== Exercise directions ==
Which lines below hold the word "with"? Copy all of them.
>> BEGIN
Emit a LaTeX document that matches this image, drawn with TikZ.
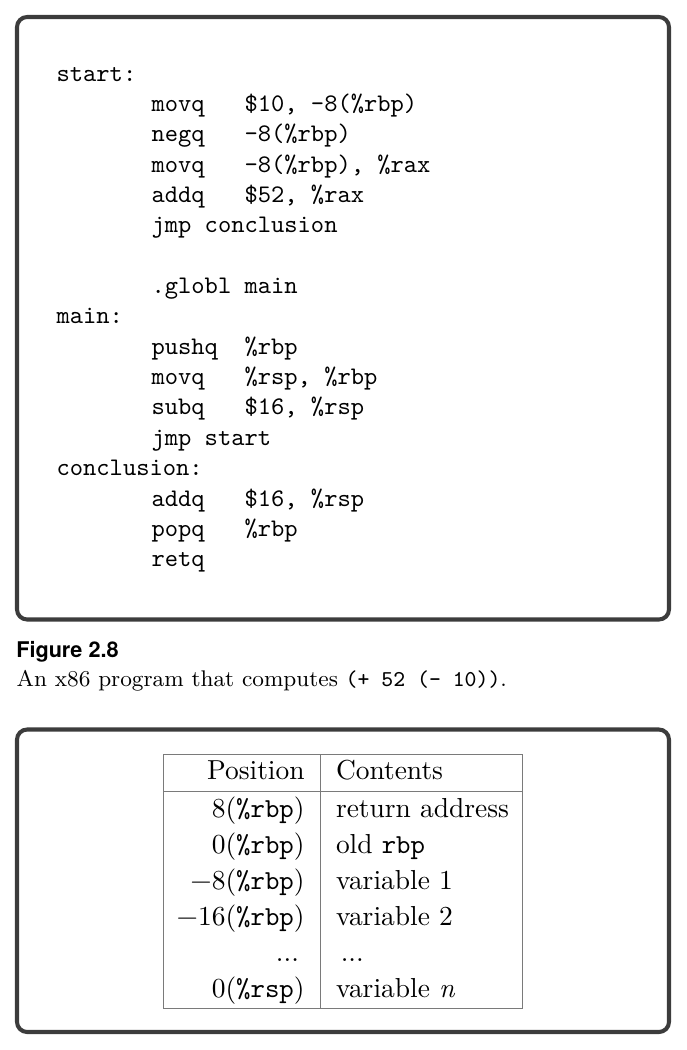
\documentclass[tikz,border=0pt]{standalone}
\usepackage{fontspec}
\newfontfamily\herosfam{TeX Gyre Heros}
\definecolor{boxgray}{HTML}{3C3C3C}
\definecolor{tabgray}{HTML}{7A7A7A}
\newcommand\codefont{\fontsize{10pt}{12pt}\selectfont\ttfamily}
\newcommand\tabfont{\fontsize{10.86pt}{13pt}\selectfont}
\newcommand\capfont{\fontsize{8.96pt}{11pt}\selectfont}
\newcommand\figfont{\herosfam\bfseries\fontsize{8.55pt}{10pt}\selectfont}
\tikzset{
  frame/.style={draw=boxgray, line width=1.6pt, rounded corners=4pt},
  codeline/.style={anchor=base west, inner sep=0pt, outer sep=0pt, font=\codefont},
  tabline/.style={draw=tabgray, line width=0.5pt},
  poscell/.style={anchor=base east, inner sep=0pt, font=\tabfont},
  concell/.style={anchor=base west, inner sep=0pt, font=\tabfont},
  captext/.style={anchor=base west, inner sep=0pt},
}
\begin{document}
\begin{tikzpicture}[x=0.3953pt, y=-0.3953pt]
\useasboundingbox (0,0) rectangle (686,1050);
% frames
\draw[frame] (17,17) rectangle (669,619.5);
\draw[frame] (17,729.5) rectangle (669,1032);
% code listing
\def\xa{56.6}
\def\xb{151.6}
\def\ya{81}
\def\dy{30.36}
\node[codeline] (c0)  at (\xa, \ya+0*\dy) {start:};
\node[codeline] (c1)  at (\xb, \ya+1*\dy) {movq\ \ \ \$10,\ -8(\%rbp)};
\node[codeline] (c2)  at (\xb, \ya+2*\dy) {negq\ \ \ -8(\%rbp)};
\node[codeline] (c3)  at (\xb, \ya+3*\dy) {movq\ \ \ -8(\%rbp),\ \%rax};
\node[codeline] (c4)  at (\xb, \ya+4*\dy) {addq\ \ \ \$52,\ \%rax};
\node[codeline] (c5)  at (\xb, \ya+5*\dy) {jmp\ conclusion};
\node[codeline] (c7)  at (\xb, \ya+7*\dy) {.globl\ main};
\node[codeline] (c8)  at (\xa, \ya+8*\dy) {main:};
\node[codeline] (c9)  at (\xb, \ya+9*\dy) {pushq\ \ \%rbp};
\node[codeline] (c10) at (\xb, \ya+10*\dy) {movq\ \ \ \%rsp,\ \%rbp};
\node[codeline] (c11) at (\xb, \ya+11*\dy) {subq\ \ \ \$16,\ \%rsp};
\node[codeline] (c12) at (\xb, \ya+12*\dy) {jmp\ start};
\node[codeline] (c13) at (\xa, \ya+13*\dy) {conclusion:};
\node[codeline] (c14) at (\xb, \ya+14*\dy) {addq\ \ \ \$16,\ \%rsp};
\node[codeline] (c15) at (\xb, \ya+15*\dy) {popq\ \ \ \%rbp};
\node[codeline] (c16) at (\xb, \ya+16*\dy) {retq};
% caption
\node[captext, font=\figfont] (figlabel) at (15.8,657.5) {Figure 2.8};
\node[captext, font=\capfont] (figcap) at (16.2,686) {An x86 program that computes \texttt{(+ 52 (- 10))}.};
% table lines
\coordinate (tl) at (163.3,754.7);
\coordinate (br) at (522.7,1008.3);
\draw[tabline] (tl) rectangle (br);
\draw[tabline] (163.3,791.7) -- (522.7,791.7);
\draw[tabline] (320.3,754.7) -- (320.3,1008.3);
% table cells
\def\xp{305.1}
\def\xc{335.5}
\node[poscell] (p0) at (\xp,779.3) {Position};
\node[concell] (q0) at (\xc,779.3) {Contents};
\node[poscell] (p1) at (\xp,817.3) {8(\texttt{\%rbp})};
\node[concell] (q1) at (\xc,817.3) {return address};
\node[poscell] (p2) at (\xp,853.3) {0(\texttt{\%rbp})};
\node[concell] (q2) at (\xc,853.3) {old \texttt{rbp}};
\node[poscell] (p3) at (\xp,889.3) {−8(\texttt{\%rbp})};
\node[concell] (q3) at (\xc,889.3) {variable 1};
\node[poscell] (p4) at (\xp,925.3) {−16(\texttt{\%rbp})};
\node[concell] (q4) at (\xc,925.3) {variable 2};
\node[poscell] (p5) at (299.4,961.3) {...};
\node[concell] (q5) at (340.3,961.3) {...};
\node[poscell] (p6) at (\xp,997.3) {0(\texttt{\%rsp})};
\node[concell] (q6) at (\xc,997.3) {variable \textit{n}};
\end{tikzpicture}
\end{document}
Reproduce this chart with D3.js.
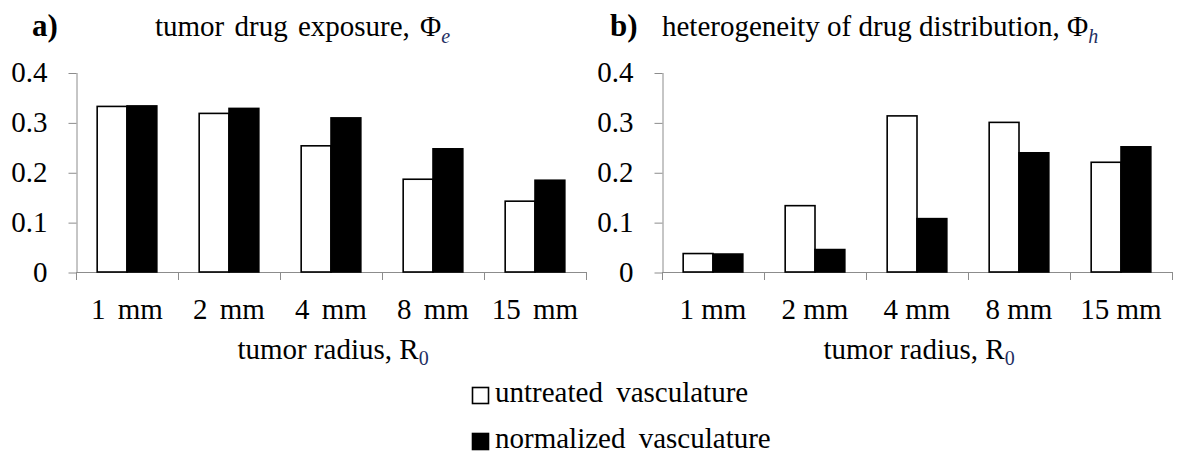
>> END
== Reply ==
Emit a LaTeX document that matches this image, drawn with TikZ.
Reproduce this chart with D3.js.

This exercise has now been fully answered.